Joe Hockey, uber-feminist, banging on about quotas for women on boards, was insincere political subterfuge, akin to Abbott’s pre-emptive backflip on Paid Maternity Leave shortly after his rise to power. It served merely to distract attention from the fact that it is Labor who cares about elevating women and delivers on gender issues. It is, after all, only Labor who has delivered a CEO (PM) and three Group Executives (State Premiers) who are women.

But it is a sign of difficult times for Labor that it cannot rely on other progressives to champion its cause. Despite its historic achievements for women, yesterday Eva Cox used her annual International Women’s Day article to make public her opinion that there have been “relatively few serious gains in the past 20 or so years.”

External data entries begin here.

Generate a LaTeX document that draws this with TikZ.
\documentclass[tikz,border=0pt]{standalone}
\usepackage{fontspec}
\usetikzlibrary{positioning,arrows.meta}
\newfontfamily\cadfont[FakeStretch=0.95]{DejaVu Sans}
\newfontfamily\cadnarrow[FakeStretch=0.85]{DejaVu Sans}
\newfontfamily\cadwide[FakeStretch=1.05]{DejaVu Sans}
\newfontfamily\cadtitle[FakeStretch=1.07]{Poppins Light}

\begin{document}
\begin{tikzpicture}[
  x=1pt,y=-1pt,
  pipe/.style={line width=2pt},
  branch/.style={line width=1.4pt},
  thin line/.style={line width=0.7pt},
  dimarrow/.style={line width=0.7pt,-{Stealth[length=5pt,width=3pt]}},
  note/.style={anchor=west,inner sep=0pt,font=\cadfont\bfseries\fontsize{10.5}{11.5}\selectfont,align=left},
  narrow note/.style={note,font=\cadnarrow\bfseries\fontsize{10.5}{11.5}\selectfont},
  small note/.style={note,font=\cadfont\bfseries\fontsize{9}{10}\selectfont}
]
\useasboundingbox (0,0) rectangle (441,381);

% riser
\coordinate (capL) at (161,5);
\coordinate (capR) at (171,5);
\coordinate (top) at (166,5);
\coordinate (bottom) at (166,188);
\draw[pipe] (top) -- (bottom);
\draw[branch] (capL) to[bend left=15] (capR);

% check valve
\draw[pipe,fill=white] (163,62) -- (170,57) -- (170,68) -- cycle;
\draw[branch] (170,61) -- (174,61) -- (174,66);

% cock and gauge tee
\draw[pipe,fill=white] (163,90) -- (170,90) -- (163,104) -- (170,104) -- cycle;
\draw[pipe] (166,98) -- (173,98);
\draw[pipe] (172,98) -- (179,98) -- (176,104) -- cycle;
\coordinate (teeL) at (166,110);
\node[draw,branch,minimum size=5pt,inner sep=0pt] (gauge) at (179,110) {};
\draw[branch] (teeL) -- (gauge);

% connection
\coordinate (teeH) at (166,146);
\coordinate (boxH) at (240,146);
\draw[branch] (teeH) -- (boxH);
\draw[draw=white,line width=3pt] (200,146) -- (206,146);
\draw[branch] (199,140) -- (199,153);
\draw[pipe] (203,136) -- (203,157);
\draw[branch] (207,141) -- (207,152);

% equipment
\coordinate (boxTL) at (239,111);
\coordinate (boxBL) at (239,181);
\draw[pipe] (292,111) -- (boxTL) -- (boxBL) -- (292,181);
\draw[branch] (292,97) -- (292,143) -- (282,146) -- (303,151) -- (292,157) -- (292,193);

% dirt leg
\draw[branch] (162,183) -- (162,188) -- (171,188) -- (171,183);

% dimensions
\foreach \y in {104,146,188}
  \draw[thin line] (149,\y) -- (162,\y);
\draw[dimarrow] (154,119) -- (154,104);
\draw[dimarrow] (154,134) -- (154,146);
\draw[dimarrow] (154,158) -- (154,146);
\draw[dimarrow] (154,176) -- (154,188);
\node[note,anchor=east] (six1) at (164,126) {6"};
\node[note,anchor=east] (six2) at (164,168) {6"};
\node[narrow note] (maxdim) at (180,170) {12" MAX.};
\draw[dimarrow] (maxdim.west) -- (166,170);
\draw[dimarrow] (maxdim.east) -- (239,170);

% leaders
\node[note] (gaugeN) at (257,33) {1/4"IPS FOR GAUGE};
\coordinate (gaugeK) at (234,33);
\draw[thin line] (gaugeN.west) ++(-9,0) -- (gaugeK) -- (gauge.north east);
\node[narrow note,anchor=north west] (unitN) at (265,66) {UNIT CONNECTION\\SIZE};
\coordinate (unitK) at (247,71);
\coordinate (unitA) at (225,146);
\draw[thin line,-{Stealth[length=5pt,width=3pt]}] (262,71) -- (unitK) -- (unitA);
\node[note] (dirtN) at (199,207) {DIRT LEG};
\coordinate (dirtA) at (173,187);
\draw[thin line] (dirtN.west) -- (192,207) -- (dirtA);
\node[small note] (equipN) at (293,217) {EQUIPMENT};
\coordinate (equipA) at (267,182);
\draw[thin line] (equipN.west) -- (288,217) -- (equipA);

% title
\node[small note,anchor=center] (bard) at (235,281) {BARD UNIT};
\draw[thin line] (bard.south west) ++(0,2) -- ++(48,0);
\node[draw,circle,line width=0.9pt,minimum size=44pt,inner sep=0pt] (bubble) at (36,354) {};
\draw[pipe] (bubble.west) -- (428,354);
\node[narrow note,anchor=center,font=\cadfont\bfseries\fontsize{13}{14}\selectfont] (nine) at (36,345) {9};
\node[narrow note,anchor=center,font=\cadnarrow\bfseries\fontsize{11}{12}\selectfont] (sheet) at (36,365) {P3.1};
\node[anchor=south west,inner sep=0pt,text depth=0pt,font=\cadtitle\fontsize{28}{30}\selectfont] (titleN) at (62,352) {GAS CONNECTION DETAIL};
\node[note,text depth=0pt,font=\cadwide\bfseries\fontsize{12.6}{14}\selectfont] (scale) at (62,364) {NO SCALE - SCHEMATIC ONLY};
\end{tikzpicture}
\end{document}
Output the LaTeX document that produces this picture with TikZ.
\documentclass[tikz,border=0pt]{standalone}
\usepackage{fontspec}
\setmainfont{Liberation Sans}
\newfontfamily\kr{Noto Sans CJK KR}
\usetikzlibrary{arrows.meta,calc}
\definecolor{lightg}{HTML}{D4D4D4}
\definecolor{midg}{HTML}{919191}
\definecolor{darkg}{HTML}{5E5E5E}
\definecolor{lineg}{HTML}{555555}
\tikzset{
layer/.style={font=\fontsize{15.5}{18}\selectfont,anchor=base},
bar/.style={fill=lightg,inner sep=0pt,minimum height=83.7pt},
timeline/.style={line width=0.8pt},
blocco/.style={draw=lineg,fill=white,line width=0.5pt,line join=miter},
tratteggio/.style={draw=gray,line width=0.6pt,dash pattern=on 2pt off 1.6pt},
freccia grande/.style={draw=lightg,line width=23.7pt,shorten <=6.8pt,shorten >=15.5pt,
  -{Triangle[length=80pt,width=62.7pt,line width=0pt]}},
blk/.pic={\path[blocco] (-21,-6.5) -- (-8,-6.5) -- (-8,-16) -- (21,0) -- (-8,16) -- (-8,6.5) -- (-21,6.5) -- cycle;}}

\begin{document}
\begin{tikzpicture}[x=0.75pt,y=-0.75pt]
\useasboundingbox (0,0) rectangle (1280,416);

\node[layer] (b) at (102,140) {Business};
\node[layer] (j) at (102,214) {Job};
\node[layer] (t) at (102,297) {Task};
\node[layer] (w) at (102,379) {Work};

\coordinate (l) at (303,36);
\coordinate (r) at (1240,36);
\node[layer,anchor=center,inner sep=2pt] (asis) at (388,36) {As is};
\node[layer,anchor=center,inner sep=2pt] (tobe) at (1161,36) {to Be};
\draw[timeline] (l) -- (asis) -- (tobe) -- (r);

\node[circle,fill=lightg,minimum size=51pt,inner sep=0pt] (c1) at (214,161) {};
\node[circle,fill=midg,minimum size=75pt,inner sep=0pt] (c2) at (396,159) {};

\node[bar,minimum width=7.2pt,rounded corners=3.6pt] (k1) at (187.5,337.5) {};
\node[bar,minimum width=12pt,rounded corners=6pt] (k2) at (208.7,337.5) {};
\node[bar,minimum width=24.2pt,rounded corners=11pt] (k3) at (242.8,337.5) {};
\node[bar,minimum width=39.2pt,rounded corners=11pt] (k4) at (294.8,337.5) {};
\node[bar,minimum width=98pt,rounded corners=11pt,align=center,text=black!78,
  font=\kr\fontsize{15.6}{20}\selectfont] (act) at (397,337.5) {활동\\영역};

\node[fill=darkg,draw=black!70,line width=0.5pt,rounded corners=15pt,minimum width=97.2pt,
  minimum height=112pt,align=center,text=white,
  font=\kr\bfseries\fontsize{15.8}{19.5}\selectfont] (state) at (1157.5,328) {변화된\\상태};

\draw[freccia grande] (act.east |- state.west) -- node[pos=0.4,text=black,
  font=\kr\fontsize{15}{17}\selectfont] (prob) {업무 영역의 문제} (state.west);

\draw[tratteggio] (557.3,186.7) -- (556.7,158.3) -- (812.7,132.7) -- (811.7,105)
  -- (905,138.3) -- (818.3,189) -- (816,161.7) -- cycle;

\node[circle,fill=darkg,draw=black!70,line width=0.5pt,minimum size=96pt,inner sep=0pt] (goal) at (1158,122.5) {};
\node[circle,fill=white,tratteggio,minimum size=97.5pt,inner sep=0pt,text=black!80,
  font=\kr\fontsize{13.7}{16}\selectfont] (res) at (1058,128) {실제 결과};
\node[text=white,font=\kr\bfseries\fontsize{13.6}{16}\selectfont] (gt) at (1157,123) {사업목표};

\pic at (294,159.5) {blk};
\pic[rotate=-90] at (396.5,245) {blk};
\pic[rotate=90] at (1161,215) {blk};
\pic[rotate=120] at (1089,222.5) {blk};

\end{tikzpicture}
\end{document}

Eva, get some perspective.

17 years ago women’s political participation in this country was so abysmal, you could be excused for questioning whether a feminist revolution had taken place at all. To its credit, the ALP recognised the need to bridge the gender gap and adopted an affirmative action quota to achieve that change. Since then record numbers of women have entered parliament. Any slide in women’s numbers will be due to the Coalition letting the side down as the pendulum swings in their favour. Eva and Leslie Cannold for that matter who called on small L liberal feminists to vote for Ted Bailieu would do well to remember that.

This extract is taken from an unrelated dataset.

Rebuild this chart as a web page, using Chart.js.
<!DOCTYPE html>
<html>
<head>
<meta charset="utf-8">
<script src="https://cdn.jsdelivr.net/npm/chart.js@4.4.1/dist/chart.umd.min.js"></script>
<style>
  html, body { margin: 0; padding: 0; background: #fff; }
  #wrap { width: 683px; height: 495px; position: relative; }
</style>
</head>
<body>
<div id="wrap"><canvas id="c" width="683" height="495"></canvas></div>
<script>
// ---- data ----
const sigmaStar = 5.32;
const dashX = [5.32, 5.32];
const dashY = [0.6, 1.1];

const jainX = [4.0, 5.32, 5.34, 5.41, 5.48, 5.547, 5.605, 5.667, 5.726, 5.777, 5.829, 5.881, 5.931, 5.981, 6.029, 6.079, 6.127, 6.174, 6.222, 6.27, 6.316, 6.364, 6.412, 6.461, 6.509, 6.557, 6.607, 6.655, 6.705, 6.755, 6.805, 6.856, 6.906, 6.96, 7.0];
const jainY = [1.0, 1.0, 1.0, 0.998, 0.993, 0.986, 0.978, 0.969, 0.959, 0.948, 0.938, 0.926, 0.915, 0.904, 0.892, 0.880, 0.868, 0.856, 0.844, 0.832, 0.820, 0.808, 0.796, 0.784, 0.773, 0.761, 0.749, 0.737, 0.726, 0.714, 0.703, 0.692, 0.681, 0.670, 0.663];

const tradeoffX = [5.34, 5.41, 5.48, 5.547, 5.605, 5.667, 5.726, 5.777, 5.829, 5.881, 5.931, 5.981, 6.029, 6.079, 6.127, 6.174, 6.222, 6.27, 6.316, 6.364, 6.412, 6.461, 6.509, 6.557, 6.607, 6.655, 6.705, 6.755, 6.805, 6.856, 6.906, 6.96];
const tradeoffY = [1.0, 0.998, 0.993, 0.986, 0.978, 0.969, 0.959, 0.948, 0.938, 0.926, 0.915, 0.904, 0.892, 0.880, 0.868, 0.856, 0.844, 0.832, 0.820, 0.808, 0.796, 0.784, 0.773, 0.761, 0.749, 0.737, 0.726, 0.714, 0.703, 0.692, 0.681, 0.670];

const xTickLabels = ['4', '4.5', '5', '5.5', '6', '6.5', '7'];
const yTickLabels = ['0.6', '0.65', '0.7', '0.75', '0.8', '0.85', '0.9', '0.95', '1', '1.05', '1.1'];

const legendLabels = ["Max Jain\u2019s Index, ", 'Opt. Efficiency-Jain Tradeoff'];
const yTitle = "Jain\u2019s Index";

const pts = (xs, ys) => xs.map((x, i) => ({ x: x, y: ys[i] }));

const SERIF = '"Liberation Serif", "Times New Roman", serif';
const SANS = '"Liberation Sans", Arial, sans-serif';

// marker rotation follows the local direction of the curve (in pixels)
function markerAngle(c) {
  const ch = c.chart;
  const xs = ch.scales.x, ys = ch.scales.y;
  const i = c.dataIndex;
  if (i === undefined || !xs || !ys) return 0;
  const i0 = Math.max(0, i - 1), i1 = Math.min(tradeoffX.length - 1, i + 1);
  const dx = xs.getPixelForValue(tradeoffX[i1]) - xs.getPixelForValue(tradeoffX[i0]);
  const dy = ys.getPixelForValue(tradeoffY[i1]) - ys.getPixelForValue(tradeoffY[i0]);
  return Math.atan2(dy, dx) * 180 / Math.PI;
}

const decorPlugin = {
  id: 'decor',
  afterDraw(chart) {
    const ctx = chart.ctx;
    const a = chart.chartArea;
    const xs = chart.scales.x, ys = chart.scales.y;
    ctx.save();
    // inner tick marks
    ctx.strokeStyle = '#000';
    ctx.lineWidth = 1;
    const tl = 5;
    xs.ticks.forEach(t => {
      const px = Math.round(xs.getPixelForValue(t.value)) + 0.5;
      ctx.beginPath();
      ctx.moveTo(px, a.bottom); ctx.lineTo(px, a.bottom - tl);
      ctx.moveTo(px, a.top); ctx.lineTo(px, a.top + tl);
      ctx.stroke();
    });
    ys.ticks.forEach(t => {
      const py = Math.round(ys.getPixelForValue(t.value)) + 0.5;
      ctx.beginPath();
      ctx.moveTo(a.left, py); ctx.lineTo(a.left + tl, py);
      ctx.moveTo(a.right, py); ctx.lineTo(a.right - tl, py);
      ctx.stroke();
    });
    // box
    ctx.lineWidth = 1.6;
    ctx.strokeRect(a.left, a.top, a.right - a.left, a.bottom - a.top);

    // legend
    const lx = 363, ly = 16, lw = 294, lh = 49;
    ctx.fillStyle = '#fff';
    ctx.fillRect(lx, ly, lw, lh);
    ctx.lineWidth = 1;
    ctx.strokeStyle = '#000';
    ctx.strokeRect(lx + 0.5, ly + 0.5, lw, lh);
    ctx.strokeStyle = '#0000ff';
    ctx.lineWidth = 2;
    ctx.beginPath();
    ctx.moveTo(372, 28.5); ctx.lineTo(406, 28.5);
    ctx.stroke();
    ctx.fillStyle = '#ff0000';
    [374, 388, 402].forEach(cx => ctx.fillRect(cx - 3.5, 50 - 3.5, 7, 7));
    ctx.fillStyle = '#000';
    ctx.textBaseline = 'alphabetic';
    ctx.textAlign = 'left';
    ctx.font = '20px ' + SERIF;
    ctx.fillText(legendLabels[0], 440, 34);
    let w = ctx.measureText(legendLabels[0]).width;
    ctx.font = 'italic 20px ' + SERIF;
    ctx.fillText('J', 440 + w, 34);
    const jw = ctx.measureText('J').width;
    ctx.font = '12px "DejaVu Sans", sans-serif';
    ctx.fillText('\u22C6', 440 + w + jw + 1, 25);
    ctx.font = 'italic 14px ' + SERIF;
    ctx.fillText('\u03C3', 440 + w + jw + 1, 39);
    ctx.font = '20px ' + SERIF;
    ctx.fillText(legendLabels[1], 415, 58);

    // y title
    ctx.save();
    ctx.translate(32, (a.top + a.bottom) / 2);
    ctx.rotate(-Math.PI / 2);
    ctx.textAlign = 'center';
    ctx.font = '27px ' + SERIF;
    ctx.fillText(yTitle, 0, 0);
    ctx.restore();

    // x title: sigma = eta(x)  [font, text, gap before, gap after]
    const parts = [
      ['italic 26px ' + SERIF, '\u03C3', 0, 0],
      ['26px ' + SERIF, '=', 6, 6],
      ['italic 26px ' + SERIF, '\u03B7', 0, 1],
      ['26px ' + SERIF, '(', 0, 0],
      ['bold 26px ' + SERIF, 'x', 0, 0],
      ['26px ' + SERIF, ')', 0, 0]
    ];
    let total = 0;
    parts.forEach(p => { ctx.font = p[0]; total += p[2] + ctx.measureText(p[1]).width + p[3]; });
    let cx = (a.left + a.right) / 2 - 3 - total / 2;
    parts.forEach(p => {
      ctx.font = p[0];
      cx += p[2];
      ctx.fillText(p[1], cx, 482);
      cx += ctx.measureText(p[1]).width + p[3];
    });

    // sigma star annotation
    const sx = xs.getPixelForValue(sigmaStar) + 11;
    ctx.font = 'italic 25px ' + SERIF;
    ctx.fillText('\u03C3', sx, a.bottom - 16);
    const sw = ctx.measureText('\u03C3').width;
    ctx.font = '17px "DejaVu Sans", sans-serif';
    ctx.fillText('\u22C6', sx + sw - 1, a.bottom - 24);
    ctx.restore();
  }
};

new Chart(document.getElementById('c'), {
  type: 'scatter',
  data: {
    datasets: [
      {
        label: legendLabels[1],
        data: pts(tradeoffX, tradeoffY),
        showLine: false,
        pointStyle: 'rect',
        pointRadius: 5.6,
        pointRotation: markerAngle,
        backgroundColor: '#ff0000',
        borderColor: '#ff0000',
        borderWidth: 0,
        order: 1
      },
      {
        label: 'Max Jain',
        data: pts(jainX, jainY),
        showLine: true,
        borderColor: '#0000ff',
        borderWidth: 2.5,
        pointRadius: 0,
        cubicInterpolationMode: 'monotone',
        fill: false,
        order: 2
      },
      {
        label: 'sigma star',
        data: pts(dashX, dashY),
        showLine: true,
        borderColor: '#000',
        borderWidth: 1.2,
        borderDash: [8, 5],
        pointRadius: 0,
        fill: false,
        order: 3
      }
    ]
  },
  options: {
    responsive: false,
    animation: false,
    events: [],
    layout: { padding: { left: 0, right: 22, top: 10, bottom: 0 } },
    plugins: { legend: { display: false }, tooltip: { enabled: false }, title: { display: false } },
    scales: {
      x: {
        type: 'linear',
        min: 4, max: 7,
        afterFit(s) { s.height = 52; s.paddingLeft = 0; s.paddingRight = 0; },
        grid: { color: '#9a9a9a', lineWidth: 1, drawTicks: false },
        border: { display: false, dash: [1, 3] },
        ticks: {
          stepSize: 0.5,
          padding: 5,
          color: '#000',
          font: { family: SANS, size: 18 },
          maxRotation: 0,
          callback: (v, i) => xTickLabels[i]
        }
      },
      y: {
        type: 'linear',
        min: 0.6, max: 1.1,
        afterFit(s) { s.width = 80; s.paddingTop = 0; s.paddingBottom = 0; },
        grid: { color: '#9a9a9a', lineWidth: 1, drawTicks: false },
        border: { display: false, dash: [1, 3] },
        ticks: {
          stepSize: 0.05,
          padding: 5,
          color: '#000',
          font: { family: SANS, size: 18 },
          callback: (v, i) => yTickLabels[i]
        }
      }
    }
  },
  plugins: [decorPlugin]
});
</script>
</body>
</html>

Feminists within the ALP are the faceless women of Australian politics, influencing and shaping the politics of Labor and the policy of the nation. The feminist revolution continues within Labor’s ranks, through EMILY’s List Australia and the Labor Women’s Network, but with little recognition by the press or the anti-Labor vanguard.

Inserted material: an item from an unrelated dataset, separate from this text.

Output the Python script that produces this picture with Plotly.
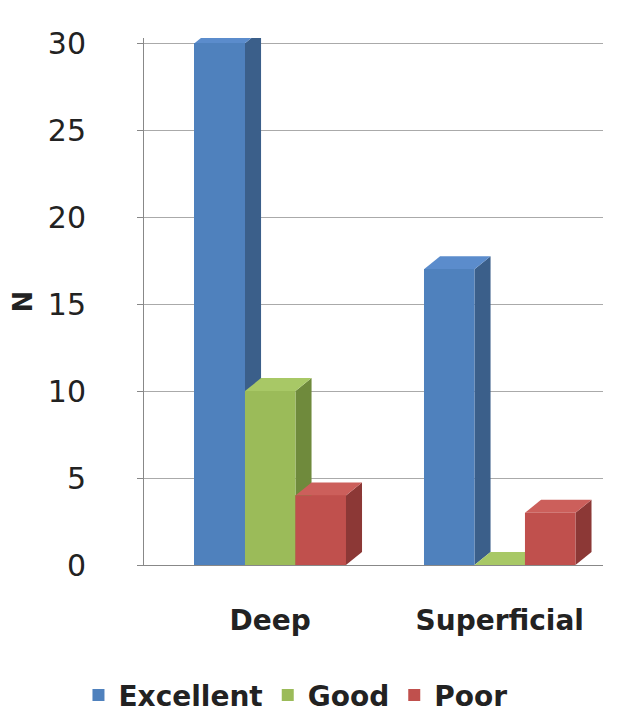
import plotly.graph_objects as go

groups = ["Deep", "Superficial"]
series = ["Excellent", "Good", "Poor"]
excellent = [30, 17]
good = [10, 0]
poor = [4, 3]
values = [excellent, good, poor]

front = ["#4f81bd", "#9bbb59", "#c0504d"]
side = ["#3b5f8a", "#6f8a3c", "#8c3836"]
top = ["#5b8ccc", "#a8c866", "#cc5f5b"]

bw = 0.22
dx, dy = 0.07, 0.75
fig = go.Figure()
for s, name in enumerate(series):
    xs = [g + (s - 1) * bw for g in range(len(groups))]
    fig.add_trace(go.Bar(x=xs, y=values[s], name=name, width=bw,
                         marker=dict(color=front[s], line=dict(width=0))))

# 3D faces, drawn left to right so each front face covers the previous side
shapes = []
for g in range(len(groups)):
    for s in range(len(series)):
        v = values[s][g]
        x = g + (s - 1) * bw
        x0, x1 = x - bw / 2, x + bw / 2
        shapes.append(dict(type="path", layer="above", line=dict(width=0), fillcolor=side[s],
                           path=f"M{x1},0 L{x1+dx},{dy} L{x1+dx},{v+dy} L{x1},{v} Z"))
        shapes.append(dict(type="path", layer="above", line=dict(width=0), fillcolor=top[s],
                           path=f"M{x0},{v} L{x0+dx},{v+dy} L{x1+dx},{v+dy} L{x1},{v} Z"))
        shapes.append(dict(type="rect", layer="above", line=dict(width=0), fillcolor=front[s],
                           x0=x0, x1=x1, y0=0, y1=v))

fig.update_layout(
    width=640, height=724, barmode="overlay", bargap=0,
    margin=dict(l=125, r=45, t=30, b=154),
    plot_bgcolor="white", paper_bgcolor="white",
    font=dict(family="DejaVu Sans", color="#222"),
    shapes=shapes,
    xaxis=dict(range=[-0.55, 1.45], tickvals=[0, 1], ticktext=groups, showgrid=False,
               tickfont=dict(size=28, family="DejaVu Sans", weight="bold"),
               ticklabelstandoff=30,
               showline=True, linecolor="#888", zeroline=False, ticks=""),
    yaxis=dict(range=[0, 30.3], tickvals=[0, 5, 10, 15, 20, 25, 30], showgrid=True,
               gridcolor="#aaa", showline=True, linecolor="#888", ticks="outside",
               ticklen=6, tickcolor="#888", tickfont=dict(size=30), zeroline=False,
               ticklabelstandoff=45,
               title=dict(text="N", font=dict(size=26, weight="bold"), standoff=10)),
    legend=dict(orientation="h", x=0.33, xanchor="center", y=-0.2, yanchor="top",
                font=dict(size=28, weight="bold"), itemwidth=30),
)
fig.write_html("out.html")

The feminist revolution was institutionalised by the ALP through the party’s affirmative action quota and faceless women are still working to deliver for women to ensure that target 50/50 is reached within the next decade. Though little notice is likely to be taken of it, hundreds of women from around the country will meet in a few months at the National Labor Women’s Conference to set a new agenda on gender issues for Labor.

And why do Labor women do it when being a woman in politics means compromising family life, a barrage of abuse from other women and double standards? The answer is easy: tangible outcomes for women.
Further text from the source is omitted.